------ INFORMATION SUPPLIED
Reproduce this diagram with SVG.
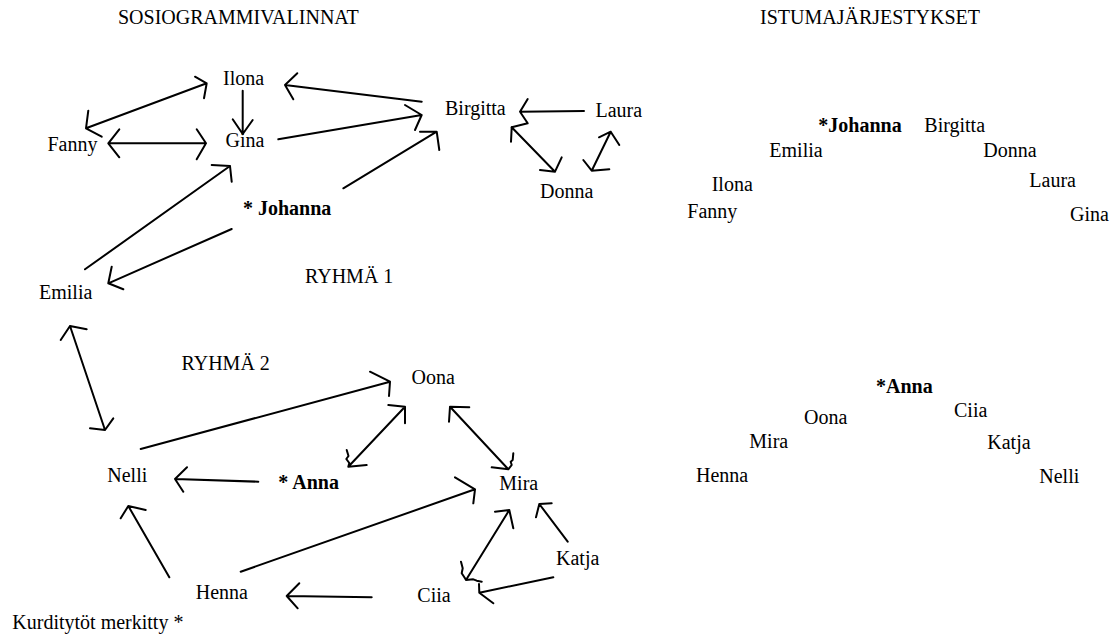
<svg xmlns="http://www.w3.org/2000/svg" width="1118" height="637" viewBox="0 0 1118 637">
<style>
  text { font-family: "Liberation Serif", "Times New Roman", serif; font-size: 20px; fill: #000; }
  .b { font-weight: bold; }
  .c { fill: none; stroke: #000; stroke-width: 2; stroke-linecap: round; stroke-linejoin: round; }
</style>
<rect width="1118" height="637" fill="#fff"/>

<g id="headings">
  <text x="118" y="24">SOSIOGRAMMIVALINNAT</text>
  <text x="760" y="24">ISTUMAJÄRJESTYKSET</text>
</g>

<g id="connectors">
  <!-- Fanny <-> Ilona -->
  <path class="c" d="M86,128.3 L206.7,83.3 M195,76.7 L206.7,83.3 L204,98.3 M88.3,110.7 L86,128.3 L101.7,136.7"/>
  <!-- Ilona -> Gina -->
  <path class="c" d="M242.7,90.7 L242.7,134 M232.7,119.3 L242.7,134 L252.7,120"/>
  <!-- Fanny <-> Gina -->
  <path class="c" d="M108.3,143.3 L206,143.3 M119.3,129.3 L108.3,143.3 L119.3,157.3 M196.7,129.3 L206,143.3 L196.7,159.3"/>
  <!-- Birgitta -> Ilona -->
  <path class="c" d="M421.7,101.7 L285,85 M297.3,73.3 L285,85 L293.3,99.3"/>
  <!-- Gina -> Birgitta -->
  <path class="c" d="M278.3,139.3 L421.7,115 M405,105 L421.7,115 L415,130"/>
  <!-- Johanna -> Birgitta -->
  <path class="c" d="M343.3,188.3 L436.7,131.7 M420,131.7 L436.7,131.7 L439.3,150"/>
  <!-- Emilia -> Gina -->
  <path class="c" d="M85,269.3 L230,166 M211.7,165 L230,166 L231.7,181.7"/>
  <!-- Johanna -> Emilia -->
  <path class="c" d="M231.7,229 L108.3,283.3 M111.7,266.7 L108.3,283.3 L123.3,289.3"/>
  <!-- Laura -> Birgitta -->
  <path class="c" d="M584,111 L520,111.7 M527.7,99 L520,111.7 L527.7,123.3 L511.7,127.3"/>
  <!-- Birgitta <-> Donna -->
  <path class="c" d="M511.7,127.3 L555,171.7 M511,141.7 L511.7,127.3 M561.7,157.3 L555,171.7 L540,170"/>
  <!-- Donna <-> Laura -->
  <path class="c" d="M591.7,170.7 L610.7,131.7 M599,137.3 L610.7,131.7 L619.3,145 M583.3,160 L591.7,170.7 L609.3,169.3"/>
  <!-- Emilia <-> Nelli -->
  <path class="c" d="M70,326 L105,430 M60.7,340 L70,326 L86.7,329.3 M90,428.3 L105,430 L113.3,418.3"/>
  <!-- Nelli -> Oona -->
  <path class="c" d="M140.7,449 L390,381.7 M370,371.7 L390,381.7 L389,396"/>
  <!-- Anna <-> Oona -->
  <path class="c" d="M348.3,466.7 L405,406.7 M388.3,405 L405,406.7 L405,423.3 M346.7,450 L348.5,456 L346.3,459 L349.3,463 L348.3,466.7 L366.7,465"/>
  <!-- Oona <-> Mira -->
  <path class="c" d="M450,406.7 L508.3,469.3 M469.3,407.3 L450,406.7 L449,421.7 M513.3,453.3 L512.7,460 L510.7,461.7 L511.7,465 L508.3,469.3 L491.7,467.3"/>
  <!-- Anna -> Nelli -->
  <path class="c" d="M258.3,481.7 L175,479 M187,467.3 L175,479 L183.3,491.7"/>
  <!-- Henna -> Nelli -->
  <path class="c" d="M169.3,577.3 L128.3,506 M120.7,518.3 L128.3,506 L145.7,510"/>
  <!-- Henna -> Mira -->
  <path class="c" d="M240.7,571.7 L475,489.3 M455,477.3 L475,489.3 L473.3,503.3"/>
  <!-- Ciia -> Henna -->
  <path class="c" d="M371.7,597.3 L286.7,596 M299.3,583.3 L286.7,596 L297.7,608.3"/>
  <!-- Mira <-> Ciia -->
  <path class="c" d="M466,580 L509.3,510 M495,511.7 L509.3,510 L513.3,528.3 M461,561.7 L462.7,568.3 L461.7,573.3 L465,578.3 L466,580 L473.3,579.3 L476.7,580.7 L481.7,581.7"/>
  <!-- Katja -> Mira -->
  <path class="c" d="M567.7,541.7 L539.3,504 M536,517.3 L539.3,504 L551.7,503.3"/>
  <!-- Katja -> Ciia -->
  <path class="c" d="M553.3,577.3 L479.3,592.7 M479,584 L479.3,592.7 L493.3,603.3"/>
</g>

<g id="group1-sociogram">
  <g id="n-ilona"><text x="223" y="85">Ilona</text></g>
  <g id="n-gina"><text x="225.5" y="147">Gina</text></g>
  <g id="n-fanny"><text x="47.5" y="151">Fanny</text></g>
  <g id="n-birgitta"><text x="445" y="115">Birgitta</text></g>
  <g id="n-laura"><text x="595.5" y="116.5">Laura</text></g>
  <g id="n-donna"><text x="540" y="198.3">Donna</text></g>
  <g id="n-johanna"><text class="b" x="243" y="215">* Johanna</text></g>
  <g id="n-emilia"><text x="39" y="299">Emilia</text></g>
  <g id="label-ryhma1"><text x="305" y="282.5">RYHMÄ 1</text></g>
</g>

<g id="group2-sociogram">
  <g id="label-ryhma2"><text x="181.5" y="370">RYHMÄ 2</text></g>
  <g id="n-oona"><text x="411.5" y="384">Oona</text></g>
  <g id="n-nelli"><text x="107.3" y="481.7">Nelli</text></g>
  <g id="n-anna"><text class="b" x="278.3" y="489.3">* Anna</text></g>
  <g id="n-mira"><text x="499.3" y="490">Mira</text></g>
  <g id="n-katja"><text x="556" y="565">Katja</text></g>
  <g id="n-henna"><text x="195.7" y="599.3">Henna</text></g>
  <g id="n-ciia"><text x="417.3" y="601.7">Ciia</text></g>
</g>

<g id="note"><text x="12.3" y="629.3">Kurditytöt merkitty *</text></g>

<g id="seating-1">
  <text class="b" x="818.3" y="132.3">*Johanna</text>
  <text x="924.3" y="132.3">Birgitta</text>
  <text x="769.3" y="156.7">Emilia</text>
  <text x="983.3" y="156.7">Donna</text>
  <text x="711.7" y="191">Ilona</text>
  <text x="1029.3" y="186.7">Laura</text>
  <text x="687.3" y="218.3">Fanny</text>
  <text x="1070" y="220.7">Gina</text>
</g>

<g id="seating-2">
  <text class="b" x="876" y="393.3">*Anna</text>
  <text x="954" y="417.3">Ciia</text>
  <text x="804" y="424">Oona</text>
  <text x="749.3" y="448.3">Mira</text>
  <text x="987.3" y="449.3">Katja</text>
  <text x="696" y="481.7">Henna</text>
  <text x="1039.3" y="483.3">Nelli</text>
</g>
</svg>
------------
EXERCISE PROMPT ->
Reproduce all of the data exactly; the pictures do not belong in the copy.

CORRECT OUTPUT ->
Reproduce this diagram with SVG.
<svg xmlns="http://www.w3.org/2000/svg" width="1118" height="637" viewBox="0 0 1118 637">
<style>
  text { font-family: "Liberation Serif", "Times New Roman", serif; font-size: 20px; fill: #000; }
  .b { font-weight: bold; }
  .c { fill: none; stroke: #000; stroke-width: 2; stroke-linecap: round; stroke-linejoin: round; }
</style>
<rect width="1118" height="637" fill="#fff"/>

<g id="headings">
  <text x="118" y="24">SOSIOGRAMMIVALINNAT</text>
  <text x="760" y="24">ISTUMAJÄRJESTYKSET</text>
</g>

<g id="connectors">
  <!-- Fanny <-> Ilona -->
  <path class="c" d="M86,128.3 L206.7,83.3 M195,76.7 L206.7,83.3 L204,98.3 M88.3,110.7 L86,128.3 L101.7,136.7"/>
  <!-- Ilona -> Gina -->
  <path class="c" d="M242.7,90.7 L242.7,134 M232.7,119.3 L242.7,134 L252.7,120"/>
  <!-- Fanny <-> Gina -->
  <path class="c" d="M108.3,143.3 L206,143.3 M119.3,129.3 L108.3,143.3 L119.3,157.3 M196.7,129.3 L206,143.3 L196.7,159.3"/>
  <!-- Birgitta -> Ilona -->
  <path class="c" d="M421.7,101.7 L285,85 M297.3,73.3 L285,85 L293.3,99.3"/>
  <!-- Gina -> Birgitta -->
  <path class="c" d="M278.3,139.3 L421.7,115 M405,105 L421.7,115 L415,130"/>
  <!-- Johanna -> Birgitta -->
  <path class="c" d="M343.3,188.3 L436.7,131.7 M420,131.7 L436.7,131.7 L439.3,150"/>
  <!-- Emilia -> Gina -->
  <path class="c" d="M85,269.3 L230,166 M211.7,165 L230,166 L231.7,181.7"/>
  <!-- Johanna -> Emilia -->
  <path class="c" d="M231.7,229 L108.3,283.3 M111.7,266.7 L108.3,283.3 L123.3,289.3"/>
  <!-- Laura -> Birgitta -->
  <path class="c" d="M584,111 L520,111.7 M527.7,99 L520,111.7 L527.7,123.3 L511.7,127.3"/>
  <!-- Birgitta <-> Donna -->
  <path class="c" d="M511.7,127.3 L555,171.7 M511,141.7 L511.7,127.3 M561.7,157.3 L555,171.7 L540,170"/>
  <!-- Donna <-> Laura -->
  <path class="c" d="M591.7,170.7 L610.7,131.7 M599,137.3 L610.7,131.7 L619.3,145 M583.3,160 L591.7,170.7 L609.3,169.3"/>
  <!-- Emilia <-> Nelli -->
  <path class="c" d="M70,326 L105,430 M60.7,340 L70,326 L86.7,329.3 M90,428.3 L105,430 L113.3,418.3"/>
  <!-- Nelli -> Oona -->
  <path class="c" d="M140.7,449 L390,381.7 M370,371.7 L390,381.7 L389,396"/>
  <!-- Anna <-> Oona -->
  <path class="c" d="M348.3,466.7 L405,406.7 M388.3,405 L405,406.7 L405,423.3 M346.7,450 L348.5,456 L346.3,459 L349.3,463 L348.3,466.7 L366.7,465"/>
  <!-- Oona <-> Mira -->
  <path class="c" d="M450,406.7 L508.3,469.3 M469.3,407.3 L450,406.7 L449,421.7 M513.3,453.3 L512.7,460 L510.7,461.7 L511.7,465 L508.3,469.3 L491.7,467.3"/>
  <!-- Anna -> Nelli -->
  <path class="c" d="M258.3,481.7 L175,479 M187,467.3 L175,479 L183.3,491.7"/>
  <!-- Henna -> Nelli -->
  <path class="c" d="M169.3,577.3 L128.3,506 M120.7,518.3 L128.3,506 L145.7,510"/>
  <!-- Henna -> Mira -->
  <path class="c" d="M240.7,571.7 L475,489.3 M455,477.3 L475,489.3 L473.3,503.3"/>
  <!-- Ciia -> Henna -->
  <path class="c" d="M371.7,597.3 L286.7,596 M299.3,583.3 L286.7,596 L297.7,608.3"/>
  <!-- Mira <-> Ciia -->
  <path class="c" d="M466,580 L509.3,510 M495,511.7 L509.3,510 L513.3,528.3 M461,561.7 L462.7,568.3 L461.7,573.3 L465,578.3 L466,580 L473.3,579.3 L476.7,580.7 L481.7,581.7"/>
  <!-- Katja -> Mira -->
  <path class="c" d="M567.7,541.7 L539.3,504 M536,517.3 L539.3,504 L551.7,503.3"/>
  <!-- Katja -> Ciia -->
  <path class="c" d="M553.3,577.3 L479.3,592.7 M479,584 L479.3,592.7 L493.3,603.3"/>
</g>

<g id="group1-sociogram">
  <g id="n-ilona"><text x="223" y="85">Ilona</text></g>
  <g id="n-gina"><text x="225.5" y="147">Gina</text></g>
  <g id="n-fanny"><text x="47.5" y="151">Fanny</text></g>
  <g id="n-birgitta"><text x="445" y="115">Birgitta</text></g>
  <g id="n-laura"><text x="595.5" y="116.5">Laura</text></g>
  <g id="n-donna"><text x="540" y="198.3">Donna</text></g>
  <g id="n-johanna"><text class="b" x="243" y="215">* Johanna</text></g>
  <g id="n-emilia"><text x="39" y="299">Emilia</text></g>
  <g id="label-ryhma1"><text x="305" y="282.5">RYHMÄ 1</text></g>
</g>

<g id="group2-sociogram">
  <g id="label-ryhma2"><text x="181.5" y="370">RYHMÄ 2</text></g>
  <g id="n-oona"><text x="411.5" y="384">Oona</text></g>
  <g id="n-nelli"><text x="107.3" y="481.7">Nelli</text></g>
  <g id="n-anna"><text class="b" x="278.3" y="489.3">* Anna</text></g>
  <g id="n-mira"><text x="499.3" y="490">Mira</text></g>
  <g id="n-katja"><text x="556" y="565">Katja</text></g>
  <g id="n-henna"><text x="195.7" y="599.3">Henna</text></g>
  <g id="n-ciia"><text x="417.3" y="601.7">Ciia</text></g>
</g>

<g id="note"><text x="12.3" y="629.3">Kurditytöt merkitty *</text></g>

<g id="seating-1">
  <text class="b" x="818.3" y="132.3">*Johanna</text>
  <text x="924.3" y="132.3">Birgitta</text>
  <text x="769.3" y="156.7">Emilia</text>
  <text x="983.3" y="156.7">Donna</text>
  <text x="711.7" y="191">Ilona</text>
  <text x="1029.3" y="186.7">Laura</text>
  <text x="687.3" y="218.3">Fanny</text>
  <text x="1070" y="220.7">Gina</text>
</g>

<g id="seating-2">
  <text class="b" x="876" y="393.3">*Anna</text>
  <text x="954" y="417.3">Ciia</text>
  <text x="804" y="424">Oona</text>
  <text x="749.3" y="448.3">Mira</text>
  <text x="987.3" y="449.3">Katja</text>
  <text x="696" y="481.7">Henna</text>
  <text x="1039.3" y="483.3">Nelli</text>
</g>
</svg>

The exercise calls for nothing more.